We are considering Restic as a Debian Linux file server backup solution.
The server hosts the users’ home directory and a few TB of raw AVCHD footage. Both require external encrypted backup, ideally on Amazon S3, Amazon Glacier, Google Cloud, OVH Cloud, or any other reliable and cost-effective data storage provider.
The users’ home directory contains the usual file types (office documents, git repositories, source code files, photos, videos). Those files are updated regularly, and we need to keep a snapshot history.
The footage directory tree is different: it is mostly a write-once, read-many directory. Bearing exceptional cases, footage stored there is never updated and rarely deleted. In fact, due to bit rot on the local disk, we very likely need to keep only the initial file’s content in the snapshots.
My question is simple: would Restic be a suitable solution given our use case?
In my opinion: absolutely. restic doesn’t care how often you change your files or if you do not. But when you do and change only a tiny bit of the file, deduplication will kick in and save you a ton of traffic and backup drive space.
Regarding bit rot: because restic uses checksums, you might consider monitoring detected file changes in your footage directory. If you didn’t change a file but it got included in a new snapshot, you basically know that your local storage has bit rot. Search this forum to find quite a few cases where restic “detected” that on users’ hardware.
Hi Nico. Thanks for your reply, it is quite encouraging.
Regarding file checksum and metadata (size, mtime, etc.): are they locally cached, or does this verification imply (potentially costly) traffic from the remote storage service?
They are stored locally. That is what makes restic very fast under normal circumstances. I backup to a network storage via rest-server and backing up my local machine usually takes only a couple of seconds.

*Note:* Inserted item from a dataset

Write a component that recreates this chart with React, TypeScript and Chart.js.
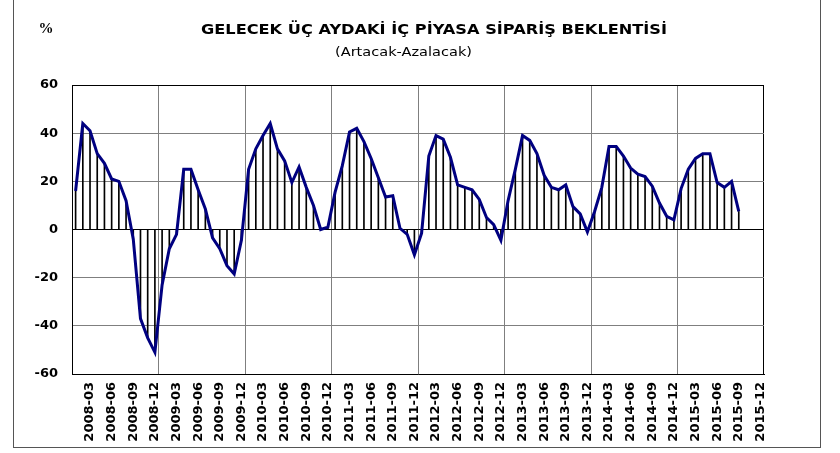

This is actually not true. First, “got included in a new snapshot” is not a very precise formulation as all present files get included (i.e. referenced) in a newly created snapshot. I assume you mean “got reported as changed”, right?
However, file change detection is done by using the metadata information (mtime, size,..) of a file. When you have bit rot, the file contents are changed without a change in the metadata. In this case, restic backup will report the file as unchanged and still reference to a version without bit rot in the snapshot.
(BTW: There are stories about users finding bit rot on the hardware they use to store the repository - here restic is able to detect this as it reads the content as well as the additionally stored checksums and can perform the needed checks)
Thanks, @alexweiss for the clarification. I admit I wasn’t aware that it was this way around. But now that you mention it, it really only makes sense this way. Clearly, restic doesn’t read all files in their entirety on every backup run.